Shell (SHEL.L) announced a $4bn (£3.4bn) share buyback programme and higher dividend payments for shareholders after posting bumper profits amid the energy crisis.
The FTSE 100 (^FTSE) firm reported a "robust performance in a turbulent economic environment" despite lower crude prices and higher gas prices compared with the second quarter this year.
Shell's adjusted earnings figure of $9.5bn in the third quarter was more than double the $4.13bn it recorded a year ago, but down on the record $11.5bn in Q2.
Europe's largest energy group beat the average analyst estimate of $9bn after cashing in on selling expensive gas, offsetting part of the fall in oil prices.

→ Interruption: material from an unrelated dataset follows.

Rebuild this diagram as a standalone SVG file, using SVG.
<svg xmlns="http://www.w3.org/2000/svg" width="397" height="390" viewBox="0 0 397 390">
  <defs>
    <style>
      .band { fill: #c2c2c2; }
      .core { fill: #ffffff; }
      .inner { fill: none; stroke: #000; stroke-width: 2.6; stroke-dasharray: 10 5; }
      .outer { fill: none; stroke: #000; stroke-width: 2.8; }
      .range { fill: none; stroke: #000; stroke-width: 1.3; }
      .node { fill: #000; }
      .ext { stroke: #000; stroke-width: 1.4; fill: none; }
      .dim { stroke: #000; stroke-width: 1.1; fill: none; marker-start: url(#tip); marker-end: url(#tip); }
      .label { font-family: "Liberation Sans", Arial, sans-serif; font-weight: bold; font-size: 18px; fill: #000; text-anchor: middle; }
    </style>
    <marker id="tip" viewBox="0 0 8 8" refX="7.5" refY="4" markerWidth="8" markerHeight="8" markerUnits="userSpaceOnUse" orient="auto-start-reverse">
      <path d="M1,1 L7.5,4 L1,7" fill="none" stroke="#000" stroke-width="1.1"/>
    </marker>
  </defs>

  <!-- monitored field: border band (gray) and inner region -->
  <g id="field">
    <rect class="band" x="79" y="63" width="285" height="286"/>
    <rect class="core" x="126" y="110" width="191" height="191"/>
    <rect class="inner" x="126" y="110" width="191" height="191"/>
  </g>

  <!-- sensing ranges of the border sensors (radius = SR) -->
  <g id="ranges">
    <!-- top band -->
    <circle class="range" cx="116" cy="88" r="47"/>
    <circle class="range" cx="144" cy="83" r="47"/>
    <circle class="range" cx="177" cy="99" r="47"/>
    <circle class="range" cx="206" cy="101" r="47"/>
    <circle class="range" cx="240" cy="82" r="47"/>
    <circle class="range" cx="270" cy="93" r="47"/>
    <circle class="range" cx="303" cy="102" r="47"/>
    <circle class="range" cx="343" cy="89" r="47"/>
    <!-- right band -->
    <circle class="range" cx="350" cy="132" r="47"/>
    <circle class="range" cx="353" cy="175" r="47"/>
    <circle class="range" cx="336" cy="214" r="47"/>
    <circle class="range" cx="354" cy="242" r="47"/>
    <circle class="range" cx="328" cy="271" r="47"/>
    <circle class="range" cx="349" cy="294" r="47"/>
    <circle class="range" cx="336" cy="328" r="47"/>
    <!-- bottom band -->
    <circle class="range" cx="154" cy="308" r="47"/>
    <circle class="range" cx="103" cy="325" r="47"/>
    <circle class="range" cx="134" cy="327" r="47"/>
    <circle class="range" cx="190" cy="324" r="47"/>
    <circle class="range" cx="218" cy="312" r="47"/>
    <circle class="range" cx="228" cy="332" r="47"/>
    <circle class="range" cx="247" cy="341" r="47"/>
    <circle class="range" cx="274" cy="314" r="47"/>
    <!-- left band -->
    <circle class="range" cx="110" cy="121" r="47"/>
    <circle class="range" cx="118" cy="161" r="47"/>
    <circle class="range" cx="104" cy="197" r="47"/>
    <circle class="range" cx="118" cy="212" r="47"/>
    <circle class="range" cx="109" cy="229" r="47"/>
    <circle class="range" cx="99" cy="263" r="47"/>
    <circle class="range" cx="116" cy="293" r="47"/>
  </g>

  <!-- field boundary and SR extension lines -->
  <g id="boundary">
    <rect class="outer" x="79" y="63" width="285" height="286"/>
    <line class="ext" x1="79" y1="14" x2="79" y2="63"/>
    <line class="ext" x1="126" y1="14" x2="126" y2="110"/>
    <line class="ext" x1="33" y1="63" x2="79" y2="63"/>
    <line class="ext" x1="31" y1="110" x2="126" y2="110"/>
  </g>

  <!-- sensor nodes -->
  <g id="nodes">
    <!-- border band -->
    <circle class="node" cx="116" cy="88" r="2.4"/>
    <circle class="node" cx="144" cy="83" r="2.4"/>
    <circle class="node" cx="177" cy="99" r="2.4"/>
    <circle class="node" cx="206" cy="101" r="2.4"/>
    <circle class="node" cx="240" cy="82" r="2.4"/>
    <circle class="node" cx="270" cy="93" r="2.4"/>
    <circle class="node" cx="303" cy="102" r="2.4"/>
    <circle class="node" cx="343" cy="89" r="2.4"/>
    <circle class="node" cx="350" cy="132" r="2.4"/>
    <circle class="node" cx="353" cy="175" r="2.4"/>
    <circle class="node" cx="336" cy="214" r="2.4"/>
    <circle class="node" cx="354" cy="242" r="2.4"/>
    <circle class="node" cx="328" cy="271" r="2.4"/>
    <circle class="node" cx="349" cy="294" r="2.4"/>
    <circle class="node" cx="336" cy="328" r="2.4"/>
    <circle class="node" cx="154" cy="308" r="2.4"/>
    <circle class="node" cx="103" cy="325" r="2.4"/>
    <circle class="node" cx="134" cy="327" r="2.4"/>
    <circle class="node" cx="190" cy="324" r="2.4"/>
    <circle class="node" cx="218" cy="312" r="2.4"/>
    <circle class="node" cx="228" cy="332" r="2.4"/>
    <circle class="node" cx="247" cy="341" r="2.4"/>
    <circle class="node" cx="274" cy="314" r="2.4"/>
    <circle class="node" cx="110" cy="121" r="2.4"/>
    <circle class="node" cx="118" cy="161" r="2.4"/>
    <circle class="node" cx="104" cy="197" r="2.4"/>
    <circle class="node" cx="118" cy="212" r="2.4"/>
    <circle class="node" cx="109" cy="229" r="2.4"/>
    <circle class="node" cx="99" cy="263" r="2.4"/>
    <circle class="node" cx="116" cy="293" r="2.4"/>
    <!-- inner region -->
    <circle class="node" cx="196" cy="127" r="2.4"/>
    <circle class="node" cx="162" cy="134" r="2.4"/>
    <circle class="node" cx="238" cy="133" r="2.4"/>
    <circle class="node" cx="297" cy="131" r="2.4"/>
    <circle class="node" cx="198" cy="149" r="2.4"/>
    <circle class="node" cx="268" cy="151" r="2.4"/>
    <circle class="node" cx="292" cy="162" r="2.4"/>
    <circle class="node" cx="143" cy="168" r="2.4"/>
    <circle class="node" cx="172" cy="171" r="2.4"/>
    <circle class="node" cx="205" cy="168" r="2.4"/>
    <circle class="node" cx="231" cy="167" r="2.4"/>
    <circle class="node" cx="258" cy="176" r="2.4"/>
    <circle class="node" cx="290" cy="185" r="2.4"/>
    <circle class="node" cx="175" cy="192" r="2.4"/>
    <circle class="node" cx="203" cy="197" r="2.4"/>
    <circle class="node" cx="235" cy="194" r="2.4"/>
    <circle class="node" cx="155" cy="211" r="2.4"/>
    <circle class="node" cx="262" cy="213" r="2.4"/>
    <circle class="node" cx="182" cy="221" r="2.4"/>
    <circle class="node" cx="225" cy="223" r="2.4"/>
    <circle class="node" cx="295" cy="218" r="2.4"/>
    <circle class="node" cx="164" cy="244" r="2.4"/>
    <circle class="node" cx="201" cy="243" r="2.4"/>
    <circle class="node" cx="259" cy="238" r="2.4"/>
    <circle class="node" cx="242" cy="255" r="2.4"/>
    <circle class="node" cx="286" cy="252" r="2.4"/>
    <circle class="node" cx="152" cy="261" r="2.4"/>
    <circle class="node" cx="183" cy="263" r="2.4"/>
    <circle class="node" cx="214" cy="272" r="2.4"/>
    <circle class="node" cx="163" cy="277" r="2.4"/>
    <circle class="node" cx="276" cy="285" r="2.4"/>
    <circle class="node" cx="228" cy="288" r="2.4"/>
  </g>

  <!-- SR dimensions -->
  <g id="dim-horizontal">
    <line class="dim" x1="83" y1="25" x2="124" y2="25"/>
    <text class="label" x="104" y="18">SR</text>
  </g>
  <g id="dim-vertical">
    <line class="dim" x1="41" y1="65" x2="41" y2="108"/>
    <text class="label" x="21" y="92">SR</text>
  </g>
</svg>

Thursday's results were the second highest quarterly profits in the company’s history.
Shell will increase its dividend by 15% and buy back a further $4bn of shares as it reported another set of bumper profits driven by sustained high prices for its oil and gas products.

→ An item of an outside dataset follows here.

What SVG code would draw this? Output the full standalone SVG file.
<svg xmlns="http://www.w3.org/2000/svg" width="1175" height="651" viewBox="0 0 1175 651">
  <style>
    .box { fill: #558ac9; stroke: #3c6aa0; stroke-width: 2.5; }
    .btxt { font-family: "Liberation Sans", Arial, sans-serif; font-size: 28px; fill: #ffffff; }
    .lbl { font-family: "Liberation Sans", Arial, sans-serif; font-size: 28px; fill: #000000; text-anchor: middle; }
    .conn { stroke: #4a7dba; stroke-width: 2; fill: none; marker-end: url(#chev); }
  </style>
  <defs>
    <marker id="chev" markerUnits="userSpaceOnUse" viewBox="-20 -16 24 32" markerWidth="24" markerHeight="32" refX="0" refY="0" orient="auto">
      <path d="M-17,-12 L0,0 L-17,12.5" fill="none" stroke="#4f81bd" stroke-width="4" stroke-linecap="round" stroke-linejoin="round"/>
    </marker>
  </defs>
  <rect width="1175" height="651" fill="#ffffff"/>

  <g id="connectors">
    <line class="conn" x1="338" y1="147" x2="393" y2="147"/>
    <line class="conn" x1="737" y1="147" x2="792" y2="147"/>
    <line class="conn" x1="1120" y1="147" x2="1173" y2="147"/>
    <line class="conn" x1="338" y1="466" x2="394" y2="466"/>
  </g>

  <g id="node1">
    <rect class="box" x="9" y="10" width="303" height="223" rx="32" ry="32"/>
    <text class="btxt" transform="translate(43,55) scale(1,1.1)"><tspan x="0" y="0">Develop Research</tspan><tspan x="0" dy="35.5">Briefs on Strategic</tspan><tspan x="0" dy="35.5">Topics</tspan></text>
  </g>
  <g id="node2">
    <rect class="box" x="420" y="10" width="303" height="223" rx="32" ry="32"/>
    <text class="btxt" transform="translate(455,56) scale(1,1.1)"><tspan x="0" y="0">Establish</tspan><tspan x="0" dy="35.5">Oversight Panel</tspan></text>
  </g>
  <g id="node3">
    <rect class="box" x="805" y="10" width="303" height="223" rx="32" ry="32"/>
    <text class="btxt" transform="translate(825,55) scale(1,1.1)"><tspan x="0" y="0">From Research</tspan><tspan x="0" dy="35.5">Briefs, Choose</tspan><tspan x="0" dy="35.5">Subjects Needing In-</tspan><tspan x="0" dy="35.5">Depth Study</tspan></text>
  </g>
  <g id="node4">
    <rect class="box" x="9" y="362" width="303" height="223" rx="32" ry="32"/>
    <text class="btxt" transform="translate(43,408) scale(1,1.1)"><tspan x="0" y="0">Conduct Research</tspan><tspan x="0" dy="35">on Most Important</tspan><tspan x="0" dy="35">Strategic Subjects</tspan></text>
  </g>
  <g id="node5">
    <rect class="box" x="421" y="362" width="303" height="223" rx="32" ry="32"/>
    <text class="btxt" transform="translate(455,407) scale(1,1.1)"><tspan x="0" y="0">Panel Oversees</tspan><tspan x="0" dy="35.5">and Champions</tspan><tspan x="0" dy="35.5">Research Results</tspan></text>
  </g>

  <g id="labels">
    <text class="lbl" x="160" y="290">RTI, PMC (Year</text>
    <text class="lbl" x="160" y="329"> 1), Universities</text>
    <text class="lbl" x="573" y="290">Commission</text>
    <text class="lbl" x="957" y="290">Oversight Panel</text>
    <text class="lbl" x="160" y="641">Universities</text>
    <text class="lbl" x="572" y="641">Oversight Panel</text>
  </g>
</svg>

The additional buybacks lift total share purchases for the year to $18.5bn, taking announced shareholder distributions for 2022 to around $26bn, Shell said.

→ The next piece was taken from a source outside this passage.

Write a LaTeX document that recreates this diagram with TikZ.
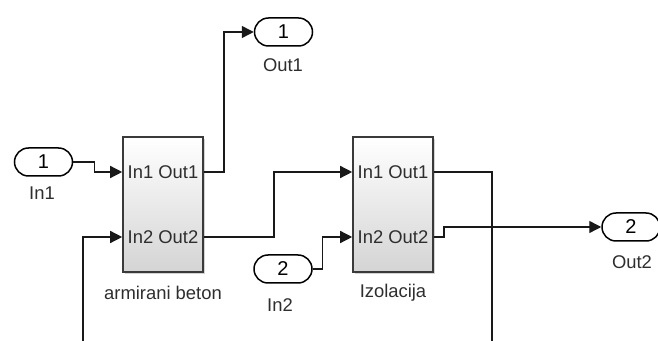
\documentclass[tikz,border=0pt]{standalone}
\usepackage{fontspec}
\setmainfont{Liberation Sans}
\usetikzlibrary{arrows.meta,shadows}
\definecolor{blockedge}{HTML}{3A3A3A}
\definecolor{blockgray}{HTML}{D4D4D4}
\definecolor{labelgray}{HTML}{2E2E2E}
\tikzset{
  subsystem/.style={draw=blockedge,line width=0.8pt,top color=white,
    bottom color=blockgray,minimum width=40pt,minimum height=67.5pt,
    inner sep=0pt,drop shadow={shadow xshift=1pt,shadow yshift=-1pt,
    opacity=0.35}},
  port/.style={draw=black,fill=white,line width=0.75pt,rounded corners=7pt,
    minimum width=29pt,minimum height=14pt,inner sep=0pt,
    font=\fontsize{10}{11}\selectfont},
  portrow/.style={inner sep=0pt,text=labelgray,font=\fontsize{9.2}{10}\selectfont},
  caption/.style={inner sep=0pt,text=labelgray,font=\fontsize{9.2}{10}\selectfont},
  wire/.style={draw=black!90,line width=0.7pt},
  signal/.style={wire,-{Triangle[length=6pt,width=6pt]}}
}

\begin{document}
\begin{tikzpicture}[x=0.5pt,y=-0.5pt]
  \useasboundingbox (0,0) rectangle (658,341);
  % subsystems
  \node[subsystem] (b1) at (163,204.5) {};
  \node[subsystem] (b2) at (393,204.5) {};
  \node[portrow] (b1r1) at (163,172) {In1 Out1};
  \node[portrow] (b1r2) at (163,237) {In2 Out2};
  \node[portrow] (b2r1) at (393,172) {In1 Out1};
  \node[portrow] (b2r2) at (393,237) {In2 Out2};
  \node[caption] (b1name) at (163,293) {armirani beton};
  \node[caption] (b2name) at (393,293) {Izolacija};
  % ports
  \node[port] (in1) at (43.5,162) {1};
  \node[port] (in2) at (283,269) {2};
  \node[port] (out1) at (283.5,32) {1};
  \node[port] (out2) at (631,227) {2};
  \node[caption] (in1name) at (42,193) {In1};
  \node[caption] (in2name) at (280,305) {In2};
  \node[caption] (out1name) at (283,65) {Out1};
  \node[caption] (out2name) at (632,262) {Out2};
  \coordinate (cut1) at (83,341);
  \coordinate (cut2) at (492,341);
  % signals
  \draw[signal] (in1.east) -- ++(21,0) |- (b1.west |- b1r1);
  \draw[signal] (cut1) |- (b1.west |- b1r2);
  \draw[signal] (b1.east |- b1r1) -- ++(20,0) |- (out1.west);
  \draw[signal] (b1.east |- b1r2) -- ++(70,0) |- (b2.west |- b2r1);
  \draw[signal] (in2.east) -- ++(10,0) |- (b2.west |- b2r2);
  \draw[wire] (b2.east |- b2r1) -| (cut2);
  \draw[signal] (b2.east |- b2r2) -- ++(10,0) |- (out2.west);
\end{tikzpicture}
\end{document}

Payment will be made in March 2023, subject to board approval, the company added.
"We are delivering robust results at a time of ongoing volatility in global energy markets," chief executive Ben van Beurden said. "We continue to strengthen Shell’s portfolio through disciplined investment and transform the company for a low-carbon future."
Wael Sawan, head of Shell’s renewables and gas business, will replace van Beurden as CEO from 1 January 2023, when the Dutchman's nine-year stint at the helm will end.
Company shares were up 5.4% in early trade on Thursday in London.
“Given it now plans to reward shareholders with a windfall of their own through its pledge to increase the fourth quarter dividend, calls for a further levy on Shell’s bumper profits are only likely to increase," Laith Khalaf, AJ Bell head of investment analysis, said.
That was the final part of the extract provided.